↓↓↓

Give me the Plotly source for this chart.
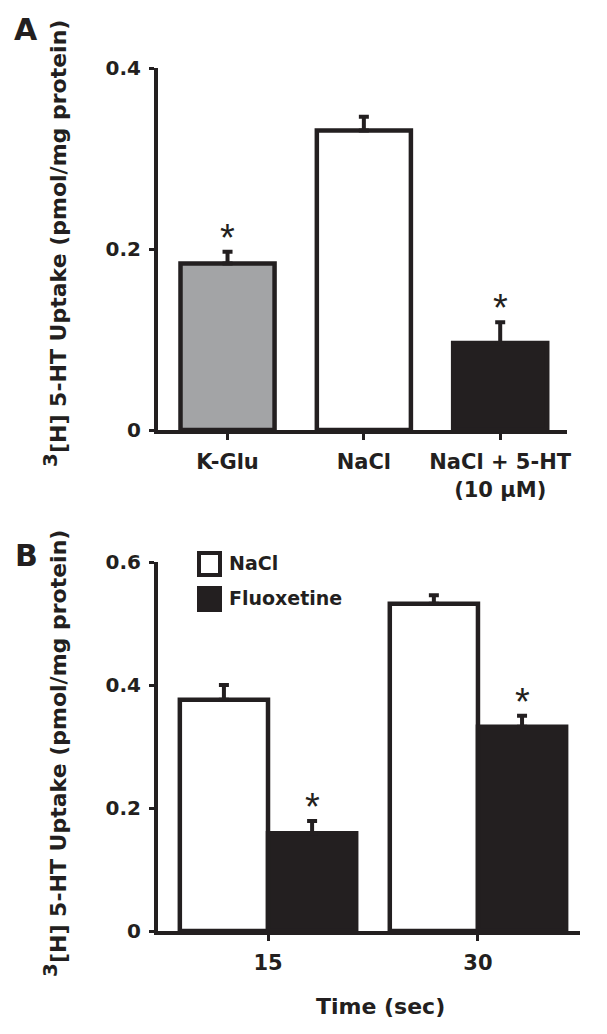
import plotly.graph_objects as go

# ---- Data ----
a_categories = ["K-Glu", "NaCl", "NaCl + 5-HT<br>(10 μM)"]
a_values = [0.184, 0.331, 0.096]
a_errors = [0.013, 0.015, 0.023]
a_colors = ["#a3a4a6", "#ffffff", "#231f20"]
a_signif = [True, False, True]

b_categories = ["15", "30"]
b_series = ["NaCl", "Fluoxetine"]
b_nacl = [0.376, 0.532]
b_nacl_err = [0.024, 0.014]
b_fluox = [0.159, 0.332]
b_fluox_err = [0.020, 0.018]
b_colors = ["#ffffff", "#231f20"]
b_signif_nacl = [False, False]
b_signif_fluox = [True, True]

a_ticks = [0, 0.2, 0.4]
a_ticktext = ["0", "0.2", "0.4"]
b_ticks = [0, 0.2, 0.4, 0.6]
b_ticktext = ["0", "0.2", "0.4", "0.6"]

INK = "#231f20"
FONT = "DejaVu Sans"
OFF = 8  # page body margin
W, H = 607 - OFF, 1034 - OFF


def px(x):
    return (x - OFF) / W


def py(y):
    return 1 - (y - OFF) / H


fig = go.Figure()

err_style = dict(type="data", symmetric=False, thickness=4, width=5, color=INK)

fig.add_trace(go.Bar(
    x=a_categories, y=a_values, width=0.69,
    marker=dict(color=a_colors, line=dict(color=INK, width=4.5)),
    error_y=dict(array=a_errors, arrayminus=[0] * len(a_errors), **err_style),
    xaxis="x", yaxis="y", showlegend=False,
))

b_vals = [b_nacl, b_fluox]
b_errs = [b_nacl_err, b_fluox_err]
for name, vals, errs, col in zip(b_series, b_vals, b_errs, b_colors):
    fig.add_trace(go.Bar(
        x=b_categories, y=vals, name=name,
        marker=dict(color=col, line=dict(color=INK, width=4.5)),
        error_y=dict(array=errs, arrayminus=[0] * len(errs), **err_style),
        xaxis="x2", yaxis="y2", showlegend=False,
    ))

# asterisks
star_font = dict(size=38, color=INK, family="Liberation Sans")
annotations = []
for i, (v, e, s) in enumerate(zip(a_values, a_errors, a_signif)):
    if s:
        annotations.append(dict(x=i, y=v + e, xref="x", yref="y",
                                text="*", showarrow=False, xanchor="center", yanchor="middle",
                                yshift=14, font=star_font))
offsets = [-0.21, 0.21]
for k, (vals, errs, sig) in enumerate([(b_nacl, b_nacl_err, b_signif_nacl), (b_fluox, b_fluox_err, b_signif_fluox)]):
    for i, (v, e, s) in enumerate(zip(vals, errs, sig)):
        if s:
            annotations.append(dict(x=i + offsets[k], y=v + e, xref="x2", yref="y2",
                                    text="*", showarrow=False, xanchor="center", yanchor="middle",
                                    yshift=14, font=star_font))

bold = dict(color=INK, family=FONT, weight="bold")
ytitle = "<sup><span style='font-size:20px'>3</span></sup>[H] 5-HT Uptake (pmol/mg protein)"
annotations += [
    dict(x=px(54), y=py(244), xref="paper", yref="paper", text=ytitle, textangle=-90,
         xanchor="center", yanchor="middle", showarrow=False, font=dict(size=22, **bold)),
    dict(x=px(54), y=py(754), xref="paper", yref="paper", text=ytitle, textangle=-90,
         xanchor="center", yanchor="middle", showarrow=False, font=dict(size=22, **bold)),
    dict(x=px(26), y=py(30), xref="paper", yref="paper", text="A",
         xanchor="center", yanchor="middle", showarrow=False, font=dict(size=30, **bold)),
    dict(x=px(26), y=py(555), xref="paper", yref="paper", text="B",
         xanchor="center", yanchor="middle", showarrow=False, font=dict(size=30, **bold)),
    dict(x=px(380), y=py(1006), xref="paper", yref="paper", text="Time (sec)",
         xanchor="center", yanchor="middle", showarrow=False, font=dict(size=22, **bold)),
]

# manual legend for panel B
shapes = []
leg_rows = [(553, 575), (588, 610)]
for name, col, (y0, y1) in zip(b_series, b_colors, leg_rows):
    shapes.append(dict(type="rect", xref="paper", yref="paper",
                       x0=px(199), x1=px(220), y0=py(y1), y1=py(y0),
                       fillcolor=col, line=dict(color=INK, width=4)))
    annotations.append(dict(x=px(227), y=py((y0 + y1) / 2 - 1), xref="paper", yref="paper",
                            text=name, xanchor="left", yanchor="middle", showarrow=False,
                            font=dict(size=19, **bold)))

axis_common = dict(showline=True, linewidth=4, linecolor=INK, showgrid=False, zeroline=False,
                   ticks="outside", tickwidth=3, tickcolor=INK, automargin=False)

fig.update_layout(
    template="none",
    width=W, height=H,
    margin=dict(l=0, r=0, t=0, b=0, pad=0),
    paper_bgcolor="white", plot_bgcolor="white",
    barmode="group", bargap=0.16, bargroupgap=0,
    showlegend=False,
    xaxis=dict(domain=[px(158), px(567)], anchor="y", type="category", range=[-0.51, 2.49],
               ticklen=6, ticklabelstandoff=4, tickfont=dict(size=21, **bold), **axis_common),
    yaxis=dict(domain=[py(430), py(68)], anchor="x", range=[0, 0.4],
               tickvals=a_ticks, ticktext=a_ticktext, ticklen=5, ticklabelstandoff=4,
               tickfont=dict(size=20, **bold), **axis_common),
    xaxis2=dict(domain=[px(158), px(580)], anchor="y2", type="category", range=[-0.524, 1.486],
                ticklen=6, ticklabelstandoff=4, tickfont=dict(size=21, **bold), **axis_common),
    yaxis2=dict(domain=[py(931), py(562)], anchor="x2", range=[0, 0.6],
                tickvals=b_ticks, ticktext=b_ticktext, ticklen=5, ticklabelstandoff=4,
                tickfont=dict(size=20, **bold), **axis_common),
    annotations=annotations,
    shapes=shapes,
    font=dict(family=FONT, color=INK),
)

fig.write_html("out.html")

↑↑↑

**Given task:**
Give back exactly the lines from the first line of the data through the line with "b_signif_fluox = [True, True]", pictures excluded.

**Expected output:**
Give me the Plotly source for this chart.
import plotly.graph_objects as go

# ---- Data ----
a_categories = ["K-Glu", "NaCl", "NaCl + 5-HT<br>(10 μM)"]
a_values = [0.184, 0.331, 0.096]
a_errors = [0.013, 0.015, 0.023]
a_colors = ["#a3a4a6", "#ffffff", "#231f20"]
a_signif = [True, False, True]

b_categories = ["15", "30"]
b_series = ["NaCl", "Fluoxetine"]
b_nacl = [0.376, 0.532]
b_nacl_err = [0.024, 0.014]
b_fluox = [0.159, 0.332]
b_fluox_err = [0.020, 0.018]
b_colors = ["#ffffff", "#231f20"]
b_signif_nacl = [False, False]
b_signif_fluox = [True, True]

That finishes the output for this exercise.